Bu kapsamda dershaneciliğe ilişkin yapılacak bir düzenlemede, dershane hizmetinin yıllık dönemlerde verildiği göz önüne alınarak bu sürece bağlanmış hakların göz önünde bulundurulması gerekir. Hukuk güvenliği ilkesinin bir gereği olarak, çocuklarını dershaneye veren veliler ve velilerden dershane ücreti alan işletmeciler bakımından, sürece bağlanan haklar beklenen hak kapsamında değerlendirilmelidir. Ani bir düzenleme ile dönem ortasında yapılacak bir değişiklikten bu meşru beklentilerin boşa çıkması soncu bir zarar ortaya çıkarsa, bunun devlet tarafından karşılanması gerekir. Hukuk güvenliği ilkesi, hukuk normlarının öngörülebilir olmasını, bireylerin tüm eylem ve işlemlerinde devlete güven duyabilmesini, devletin de yasal düzenlemelerinde bu güven duygusunu zedeleyici yöntemlerden kaçınmasını gerekli kılar. Hukuk devletinde, beklenen haklar bakımından, öngörülecek “geçiş hükümleri” ile kişilerin mağdur edilmesinin önüne geçilmelidir.

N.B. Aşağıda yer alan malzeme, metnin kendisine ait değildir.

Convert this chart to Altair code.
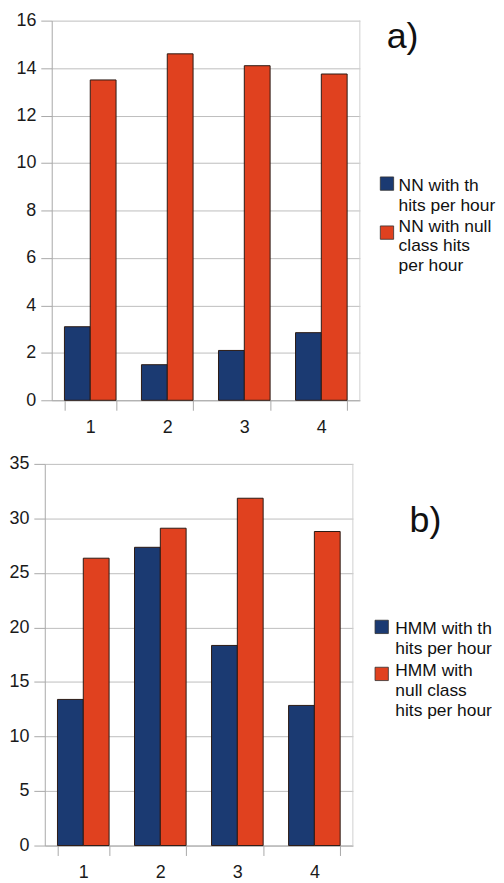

“Eşitlik” bakımından konu değerlendirilebilir. Anayasa Mahkemesinin pek çok kararında vurgulandığı gibi yasa önünde eşitlik ilkesi, herkesin her yönden aynı kurallara bağlı olacağı anlamına gelmemektedir. Bu ilke ile eylemli değil hukuksal eşitlik öngörülmüştür. Hukuksal eşitlik, hukuksal durumları aynı olanların aynı, farkı olanların farklı işleme tabi tutulmaları anlamına gelmektedir. Haklı bir nedene dayanarak kişiler arasında farklı muamele yapılması eşitlik ilkesine aykırılık oluşturmaz. Anayasanın öngördüğü eşitlik ilkesinin çiğnenmemesi için, aynı hukuksal durumlar aynı, ayrı hukuksal durumların ayrı kurallara bağlı tutulması gerekmektedir.

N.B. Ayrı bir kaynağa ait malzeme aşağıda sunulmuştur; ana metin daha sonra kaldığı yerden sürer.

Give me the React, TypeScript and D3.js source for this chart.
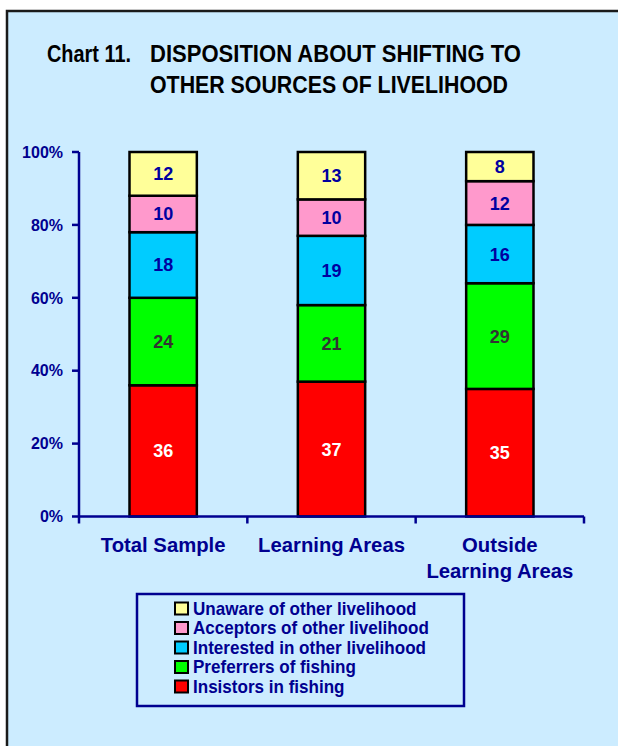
import React from "react";
import * as d3 from "d3";

const categories = ["Total Sample", "Learning Areas", "Outside\nLearning Areas"];
const seriesNames = [
  "Insistors in fishing",
  "Preferrers of fishing",
  "Interested in other livelihood",
  "Acceptors of other livelihood",
  "Unaware of other livelihood",
];
const insistors = [36, 37, 35];
const preferrers = [24, 21, 29];
const interested = [18, 19, 16];
const acceptors = [10, 10, 12];
const unaware = [12, 13, 8];
const seriesColors = ["#FF0000", "#00FF00", "#00CCFF", "#FF99CC", "#FFFF99"];
const labelColors = ["#FFFFFF", "#333333", "#0000A0", "#0000A0", "#0000A0"];
const yTicks = [0, 20, 40, 60, 80, 100];

const NAVY = "#000090";
const SANS = "'Liberation Sans', Arial, sans-serif";

export default function App() {
  const W = 618, H = 746;
  const left = 79, right = 584, y0 = 516.5, y1 = 152;
  const x = d3.scaleBand<string>().domain(categories).range([left, right]).paddingInner(0.6).paddingOuter(0.3);
  const y = d3.scaleLinear().domain([0, 100]).range([y0, y1]);
  const values = [insistors, preferrers, interested, acceptors, unaware];
  const table = categories.map((c, i) => {
    const o: any = { cat: c };
    seriesNames.forEach((s, k) => (o[s] = values[k][i]));
    return o;
  });
  const stacked = d3.stack<any>().keys(seriesNames)(table);
  const boundaries = d3.range(categories.length + 1).map((i) => left + (i * (right - left)) / categories.length);

  const legendOrder = [4, 3, 2, 1, 0];

  return (
    <svg width={W} height={H} style={{ position: "absolute", left: 0, top: 0 }}>
      <rect x={0} y={0} width={W} height={H} fill="#FFFFFF" />
      <rect x={7} y={11} width={W + 50} height={H + 50} fill="#CCECFF" stroke="#1a1a1a" strokeWidth={2.5} />
      <text x={47} y={62} fontFamily={SANS} fontWeight="bold" fontSize={23} fill="#000" textLength={84} lengthAdjust="spacingAndGlyphs">
        Chart 11.
      </text>
      <text x={150} y={62} fontFamily={SANS} fontWeight="bold" fontSize={23} fill="#000" textLength={371} lengthAdjust="spacingAndGlyphs">
        DISPOSITION ABOUT SHIFTING TO
      </text>
      <text x={150} y={93} fontFamily={SANS} fontWeight="bold" fontSize={23} fill="#000" textLength={358} lengthAdjust="spacingAndGlyphs">
        OTHER SOURCES OF LIVELIHOOD
      </text>

      {stacked.map((layer, k) =>
        layer.map((d, i) => {
          const cat = categories[i];
          const bx = x(cat)!;
          const top = y(d[1]);
          const bot = y(d[0]);
          return (
            <g key={k + "-" + i}>
              <rect x={bx} y={top} width={x.bandwidth()} height={bot - top} fill={seriesColors[k]} stroke="#000" strokeWidth={2.5} />
              <text
                x={bx + x.bandwidth() / 2}
                y={(top + bot) / 2}
                dy="0.36em"
                textAnchor="middle"
                fontFamily={SANS}
                fontWeight="bold"
                fontSize={18}
                fill={labelColors[k]}
              >
                {values[k][i]}
              </text>
            </g>
          );
        })
      )}

      <line x1={left} x2={left} y1={y1} y2={y0} stroke={NAVY} strokeWidth={2.5} />
      {yTicks.map((t) => (
        <g key={t}>
          <line x1={72} x2={left} y1={y(t)} y2={y(t)} stroke={NAVY} strokeWidth={2.5} />
          <text x={63} y={y(t)} dy="0.36em" textAnchor="end" fontFamily={SANS} fontWeight="bold" fontSize={16} fill={NAVY}>
            {t + "%"}
          </text>
        </g>
      ))}
      <line x1={left} x2={right} y1={y0} y2={y0} stroke={NAVY} strokeWidth={2.5} />
      {boundaries.map((bx, i) => (
        <line key={i} x1={bx} x2={bx} y1={y0} y2={y0 + 7} stroke={NAVY} strokeWidth={2.5} />
      ))}
      {categories.map((c) => {
        const lines = c.split("\n");
        const cx = x(c)! + x.bandwidth() / 2;
        return (
          <text key={c} x={cx} y={552} textAnchor="middle" fontFamily={SANS} fontWeight="bold" fontSize={20.3} fill={NAVY}>
            {lines.map((l, j) => (
              <tspan key={j} x={cx} dy={j === 0 ? 0 : 26}>
                {l}
              </tspan>
            ))}
          </text>
        );
      })}

      <rect x={137} y={594} width={327} height={112} fill="none" stroke={NAVY} strokeWidth={2.5} />
      {legendOrder.map((k, j) => {
        const by = 615 + j * 19.5;
        return (
          <g key={k}>
            <rect x={175} y={by - 12.5} width={13} height={12} fill={seriesColors[k]} stroke="#000" strokeWidth={2} />
            <text
              x={193}
              y={by}
              fontFamily={SANS}
              fontWeight="bold"
              fontSize={17.5}
              fill={NAVY}
              transform={`translate(193,0) scale(0.975,1) translate(-193,0)`}
            >
              {seriesNames[k]}
            </text>
          </g>
        );
      })}
    </svg>
  );
}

Dershaneciler bakımından getirilen düzenleme, aynı statüde olan tüm dershaneleri kapsayacaktır. Yabancı dil kursları, Kur’an kursları, etüt merkezleri ve okuma salonları dershaneden farklı statüde olduğundan, ayrı bir muameleye tabi tutulması ayrımcılık sayılmayacak, dolayısıyla eşitlik ilkesini ihlal etmiş olmayacaktır.